Jack was a native of St Albans, and nearly enough of a North Londoner to be a lifetime Arsenal supporter. When he lived in Orchard Street for a period during his 80s, he and I would meet up at The Cricketers pub nearby to watch Arsenal on whichever cable channel they were performing, especially during the golden ‘early Wenger’ period of Gunner domination. This latter phase was sadly short lived… Jack had an astonishing catholicity of interests, of which football was one. By title an anthropologist (although he had read for the English tripos as an undergraduate), he extended into sociology, archaeology, African studies and (especially) history, serving for many years on the editorial board of Past and Present.
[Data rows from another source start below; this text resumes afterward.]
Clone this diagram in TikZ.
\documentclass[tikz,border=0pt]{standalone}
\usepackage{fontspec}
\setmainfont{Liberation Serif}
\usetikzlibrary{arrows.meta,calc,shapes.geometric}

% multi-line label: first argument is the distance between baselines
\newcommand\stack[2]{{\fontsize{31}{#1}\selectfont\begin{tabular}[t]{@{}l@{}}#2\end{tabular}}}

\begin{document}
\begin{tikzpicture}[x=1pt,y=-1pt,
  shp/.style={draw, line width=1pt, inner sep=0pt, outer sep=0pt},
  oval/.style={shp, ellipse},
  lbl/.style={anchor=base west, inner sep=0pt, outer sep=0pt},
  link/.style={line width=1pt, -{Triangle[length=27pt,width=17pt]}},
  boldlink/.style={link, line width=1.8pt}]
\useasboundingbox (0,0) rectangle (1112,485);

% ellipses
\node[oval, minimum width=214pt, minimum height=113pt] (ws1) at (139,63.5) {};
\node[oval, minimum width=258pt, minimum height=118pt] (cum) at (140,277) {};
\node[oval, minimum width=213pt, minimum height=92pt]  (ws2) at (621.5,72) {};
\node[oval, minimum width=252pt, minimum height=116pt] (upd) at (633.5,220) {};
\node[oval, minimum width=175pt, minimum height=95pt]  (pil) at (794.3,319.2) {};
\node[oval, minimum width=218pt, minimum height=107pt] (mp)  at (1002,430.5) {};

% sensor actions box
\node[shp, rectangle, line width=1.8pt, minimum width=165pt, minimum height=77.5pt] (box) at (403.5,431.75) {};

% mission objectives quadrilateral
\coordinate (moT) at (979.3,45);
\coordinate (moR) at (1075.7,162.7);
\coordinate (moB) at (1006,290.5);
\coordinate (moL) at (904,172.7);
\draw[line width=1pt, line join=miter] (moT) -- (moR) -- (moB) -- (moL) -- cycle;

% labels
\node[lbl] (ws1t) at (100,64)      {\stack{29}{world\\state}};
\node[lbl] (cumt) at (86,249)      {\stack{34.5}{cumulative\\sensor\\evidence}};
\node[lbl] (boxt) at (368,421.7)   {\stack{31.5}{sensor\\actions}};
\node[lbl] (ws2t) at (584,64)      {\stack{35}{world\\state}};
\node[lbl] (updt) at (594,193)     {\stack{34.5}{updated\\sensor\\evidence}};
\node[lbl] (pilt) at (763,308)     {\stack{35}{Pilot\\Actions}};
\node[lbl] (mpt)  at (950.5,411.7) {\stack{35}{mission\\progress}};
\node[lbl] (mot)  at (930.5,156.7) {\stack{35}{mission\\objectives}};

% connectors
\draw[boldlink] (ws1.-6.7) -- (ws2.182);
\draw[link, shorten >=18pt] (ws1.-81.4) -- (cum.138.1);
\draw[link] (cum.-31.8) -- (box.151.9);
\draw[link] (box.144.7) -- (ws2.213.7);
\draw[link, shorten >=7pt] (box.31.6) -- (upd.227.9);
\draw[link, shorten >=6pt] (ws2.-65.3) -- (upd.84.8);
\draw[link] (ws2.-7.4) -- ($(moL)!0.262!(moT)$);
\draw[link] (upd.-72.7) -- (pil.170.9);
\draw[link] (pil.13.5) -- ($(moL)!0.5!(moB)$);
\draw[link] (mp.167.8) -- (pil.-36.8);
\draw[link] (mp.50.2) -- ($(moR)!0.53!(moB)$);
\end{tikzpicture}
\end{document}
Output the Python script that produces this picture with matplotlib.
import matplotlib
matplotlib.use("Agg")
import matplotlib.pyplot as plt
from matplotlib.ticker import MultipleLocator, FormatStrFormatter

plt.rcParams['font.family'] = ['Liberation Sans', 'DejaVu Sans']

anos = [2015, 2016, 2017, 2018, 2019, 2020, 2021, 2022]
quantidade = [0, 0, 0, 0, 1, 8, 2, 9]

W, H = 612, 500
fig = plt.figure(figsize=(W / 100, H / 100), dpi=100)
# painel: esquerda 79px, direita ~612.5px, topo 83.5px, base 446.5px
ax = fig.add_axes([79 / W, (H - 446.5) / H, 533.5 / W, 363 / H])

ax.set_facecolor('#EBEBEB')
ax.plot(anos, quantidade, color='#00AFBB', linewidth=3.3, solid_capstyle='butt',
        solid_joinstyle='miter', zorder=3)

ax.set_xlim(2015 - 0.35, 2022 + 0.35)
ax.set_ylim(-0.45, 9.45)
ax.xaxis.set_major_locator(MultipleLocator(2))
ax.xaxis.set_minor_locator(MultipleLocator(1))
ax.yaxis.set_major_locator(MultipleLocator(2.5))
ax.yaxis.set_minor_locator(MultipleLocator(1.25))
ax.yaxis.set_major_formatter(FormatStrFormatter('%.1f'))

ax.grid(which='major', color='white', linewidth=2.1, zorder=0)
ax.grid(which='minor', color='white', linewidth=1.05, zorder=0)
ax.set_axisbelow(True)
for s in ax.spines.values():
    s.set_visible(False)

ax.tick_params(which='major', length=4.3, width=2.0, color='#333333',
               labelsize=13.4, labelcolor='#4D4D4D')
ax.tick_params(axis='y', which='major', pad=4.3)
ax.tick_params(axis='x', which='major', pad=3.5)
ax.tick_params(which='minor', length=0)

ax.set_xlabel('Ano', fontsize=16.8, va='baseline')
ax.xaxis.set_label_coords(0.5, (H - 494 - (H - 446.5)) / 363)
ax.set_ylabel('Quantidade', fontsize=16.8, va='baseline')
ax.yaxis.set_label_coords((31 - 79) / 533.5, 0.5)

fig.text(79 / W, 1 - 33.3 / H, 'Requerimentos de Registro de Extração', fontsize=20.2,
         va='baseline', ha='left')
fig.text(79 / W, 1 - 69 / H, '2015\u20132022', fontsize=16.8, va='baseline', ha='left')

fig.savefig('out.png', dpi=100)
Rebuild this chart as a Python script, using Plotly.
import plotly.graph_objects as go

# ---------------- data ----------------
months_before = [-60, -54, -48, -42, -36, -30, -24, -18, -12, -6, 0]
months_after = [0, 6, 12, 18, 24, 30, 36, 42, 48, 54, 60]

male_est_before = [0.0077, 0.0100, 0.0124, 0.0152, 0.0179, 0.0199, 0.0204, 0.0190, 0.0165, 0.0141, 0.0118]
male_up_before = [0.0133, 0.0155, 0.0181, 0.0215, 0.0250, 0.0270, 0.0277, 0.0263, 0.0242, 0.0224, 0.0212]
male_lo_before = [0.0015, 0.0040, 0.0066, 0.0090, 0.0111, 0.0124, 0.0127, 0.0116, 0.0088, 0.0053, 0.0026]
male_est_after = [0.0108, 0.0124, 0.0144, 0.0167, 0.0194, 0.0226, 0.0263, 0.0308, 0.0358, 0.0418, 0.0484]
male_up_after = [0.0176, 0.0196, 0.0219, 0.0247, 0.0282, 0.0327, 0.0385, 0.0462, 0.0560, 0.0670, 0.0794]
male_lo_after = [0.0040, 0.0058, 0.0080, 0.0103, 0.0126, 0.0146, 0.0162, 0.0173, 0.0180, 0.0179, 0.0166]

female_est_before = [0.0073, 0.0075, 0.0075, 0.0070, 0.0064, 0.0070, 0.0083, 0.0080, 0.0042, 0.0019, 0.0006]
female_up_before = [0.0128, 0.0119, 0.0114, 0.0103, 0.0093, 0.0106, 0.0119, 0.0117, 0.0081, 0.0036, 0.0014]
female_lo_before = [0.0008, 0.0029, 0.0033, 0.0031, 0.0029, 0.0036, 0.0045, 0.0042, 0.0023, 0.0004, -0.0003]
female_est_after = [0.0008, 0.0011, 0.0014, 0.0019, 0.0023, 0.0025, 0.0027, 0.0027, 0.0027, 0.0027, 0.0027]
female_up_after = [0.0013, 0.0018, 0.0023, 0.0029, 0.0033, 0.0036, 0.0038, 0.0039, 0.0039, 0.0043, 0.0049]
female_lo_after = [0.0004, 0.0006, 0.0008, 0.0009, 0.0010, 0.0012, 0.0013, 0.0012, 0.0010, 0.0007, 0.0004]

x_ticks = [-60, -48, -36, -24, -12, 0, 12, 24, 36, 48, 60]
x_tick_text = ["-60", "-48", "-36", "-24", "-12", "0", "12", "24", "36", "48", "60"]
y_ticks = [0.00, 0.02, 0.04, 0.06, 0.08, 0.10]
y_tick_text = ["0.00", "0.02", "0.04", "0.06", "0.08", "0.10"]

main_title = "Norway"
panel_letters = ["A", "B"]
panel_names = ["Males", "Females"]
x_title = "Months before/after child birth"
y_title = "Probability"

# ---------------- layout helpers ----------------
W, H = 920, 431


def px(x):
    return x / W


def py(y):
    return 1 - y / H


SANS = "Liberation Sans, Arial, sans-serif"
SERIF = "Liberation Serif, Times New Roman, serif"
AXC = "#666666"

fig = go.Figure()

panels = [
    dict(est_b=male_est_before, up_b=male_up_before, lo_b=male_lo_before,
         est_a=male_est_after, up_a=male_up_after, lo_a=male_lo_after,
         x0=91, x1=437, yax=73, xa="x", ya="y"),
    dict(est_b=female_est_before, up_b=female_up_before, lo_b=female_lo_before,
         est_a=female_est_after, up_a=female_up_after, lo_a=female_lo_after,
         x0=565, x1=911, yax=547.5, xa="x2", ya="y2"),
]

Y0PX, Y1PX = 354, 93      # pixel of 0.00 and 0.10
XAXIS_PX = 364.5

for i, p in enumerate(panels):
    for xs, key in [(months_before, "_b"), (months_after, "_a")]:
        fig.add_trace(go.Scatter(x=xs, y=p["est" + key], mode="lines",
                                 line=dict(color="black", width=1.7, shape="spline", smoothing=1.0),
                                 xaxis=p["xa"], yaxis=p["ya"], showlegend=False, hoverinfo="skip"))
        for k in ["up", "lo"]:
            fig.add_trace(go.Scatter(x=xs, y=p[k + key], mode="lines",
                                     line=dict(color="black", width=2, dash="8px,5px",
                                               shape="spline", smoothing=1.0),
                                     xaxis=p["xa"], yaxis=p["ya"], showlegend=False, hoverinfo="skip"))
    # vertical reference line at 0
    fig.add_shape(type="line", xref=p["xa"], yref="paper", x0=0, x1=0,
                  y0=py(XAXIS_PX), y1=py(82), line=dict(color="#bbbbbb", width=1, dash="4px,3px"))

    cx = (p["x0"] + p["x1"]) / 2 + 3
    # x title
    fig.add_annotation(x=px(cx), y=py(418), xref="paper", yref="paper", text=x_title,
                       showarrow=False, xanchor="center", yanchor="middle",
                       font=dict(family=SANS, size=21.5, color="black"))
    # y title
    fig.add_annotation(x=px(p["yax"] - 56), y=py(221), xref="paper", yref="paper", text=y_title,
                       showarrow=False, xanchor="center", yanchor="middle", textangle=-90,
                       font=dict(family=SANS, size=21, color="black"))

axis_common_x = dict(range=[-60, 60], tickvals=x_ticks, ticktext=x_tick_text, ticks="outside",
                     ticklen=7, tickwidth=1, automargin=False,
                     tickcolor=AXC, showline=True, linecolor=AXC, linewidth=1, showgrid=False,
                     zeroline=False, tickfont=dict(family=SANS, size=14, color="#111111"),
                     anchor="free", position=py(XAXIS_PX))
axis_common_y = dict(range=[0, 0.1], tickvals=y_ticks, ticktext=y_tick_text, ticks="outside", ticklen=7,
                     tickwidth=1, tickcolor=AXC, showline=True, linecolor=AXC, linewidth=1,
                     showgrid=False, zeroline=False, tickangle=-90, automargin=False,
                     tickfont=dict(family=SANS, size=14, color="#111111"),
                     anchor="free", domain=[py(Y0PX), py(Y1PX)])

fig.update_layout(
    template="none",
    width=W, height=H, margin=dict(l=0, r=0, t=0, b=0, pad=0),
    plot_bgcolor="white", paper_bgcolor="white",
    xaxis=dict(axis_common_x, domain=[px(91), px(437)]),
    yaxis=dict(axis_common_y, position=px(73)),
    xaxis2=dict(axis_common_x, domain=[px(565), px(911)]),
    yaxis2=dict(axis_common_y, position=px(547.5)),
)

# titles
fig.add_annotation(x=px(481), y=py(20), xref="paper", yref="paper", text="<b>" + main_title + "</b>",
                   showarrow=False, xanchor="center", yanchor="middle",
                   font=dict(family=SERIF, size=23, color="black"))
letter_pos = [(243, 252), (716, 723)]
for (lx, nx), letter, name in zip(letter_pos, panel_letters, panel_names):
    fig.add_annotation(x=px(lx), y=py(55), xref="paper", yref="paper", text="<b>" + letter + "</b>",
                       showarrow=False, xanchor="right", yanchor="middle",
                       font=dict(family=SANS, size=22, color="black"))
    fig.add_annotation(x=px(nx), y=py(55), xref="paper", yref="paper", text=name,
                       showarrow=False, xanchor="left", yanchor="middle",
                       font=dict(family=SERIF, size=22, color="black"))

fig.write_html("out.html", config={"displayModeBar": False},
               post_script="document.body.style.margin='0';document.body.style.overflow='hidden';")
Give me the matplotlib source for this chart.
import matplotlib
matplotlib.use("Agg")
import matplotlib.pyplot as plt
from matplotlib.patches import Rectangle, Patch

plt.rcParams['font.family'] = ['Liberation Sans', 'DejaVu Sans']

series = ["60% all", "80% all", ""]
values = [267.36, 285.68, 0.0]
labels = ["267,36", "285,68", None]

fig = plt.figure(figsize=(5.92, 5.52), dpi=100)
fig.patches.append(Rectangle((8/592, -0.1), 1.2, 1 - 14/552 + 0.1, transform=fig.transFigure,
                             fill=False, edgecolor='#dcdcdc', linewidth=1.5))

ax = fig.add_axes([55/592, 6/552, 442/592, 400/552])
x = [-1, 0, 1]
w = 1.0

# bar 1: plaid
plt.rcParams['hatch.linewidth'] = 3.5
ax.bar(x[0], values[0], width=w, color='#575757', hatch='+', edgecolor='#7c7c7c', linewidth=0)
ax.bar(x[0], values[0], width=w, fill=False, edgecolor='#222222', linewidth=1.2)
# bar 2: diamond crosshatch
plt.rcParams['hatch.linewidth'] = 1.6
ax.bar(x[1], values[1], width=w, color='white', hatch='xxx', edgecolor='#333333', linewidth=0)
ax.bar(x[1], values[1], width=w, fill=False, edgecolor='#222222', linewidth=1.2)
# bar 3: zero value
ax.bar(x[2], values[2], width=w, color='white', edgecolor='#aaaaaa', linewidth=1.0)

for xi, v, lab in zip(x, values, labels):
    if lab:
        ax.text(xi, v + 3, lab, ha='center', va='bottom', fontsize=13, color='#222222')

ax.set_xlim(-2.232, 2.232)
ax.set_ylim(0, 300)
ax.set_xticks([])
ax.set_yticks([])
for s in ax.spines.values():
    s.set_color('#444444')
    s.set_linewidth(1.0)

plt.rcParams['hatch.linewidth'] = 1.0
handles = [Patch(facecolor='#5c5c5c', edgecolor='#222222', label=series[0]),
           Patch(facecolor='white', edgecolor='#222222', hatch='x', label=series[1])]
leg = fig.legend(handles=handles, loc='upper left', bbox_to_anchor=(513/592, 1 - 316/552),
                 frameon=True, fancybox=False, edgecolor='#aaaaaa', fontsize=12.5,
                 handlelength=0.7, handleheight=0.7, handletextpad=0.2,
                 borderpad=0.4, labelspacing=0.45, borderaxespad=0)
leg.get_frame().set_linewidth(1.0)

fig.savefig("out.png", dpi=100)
One of his closest intellectual friends, and someone of similar cosmopolitan appeal, was Eric Hobsbawm, likewise a stalwart of P&P (as was the late Christopher Bayly, another ally of Jack’s and another very sad Cambridge loss this year). Jack also had, by general consent, the worst hand-writing in the University (even worse than mine, which is saying quite a lot).

There will doubtless be major public acts of commemoration for both Owen and Jack later this summer. It is one of the many hugely privileged aspects of working for Cambridge University Press that inter-acting with such remarkable people is part of our daily existence – even if very few are quite so remarkable as either Owen Chadwick or Jack Goody.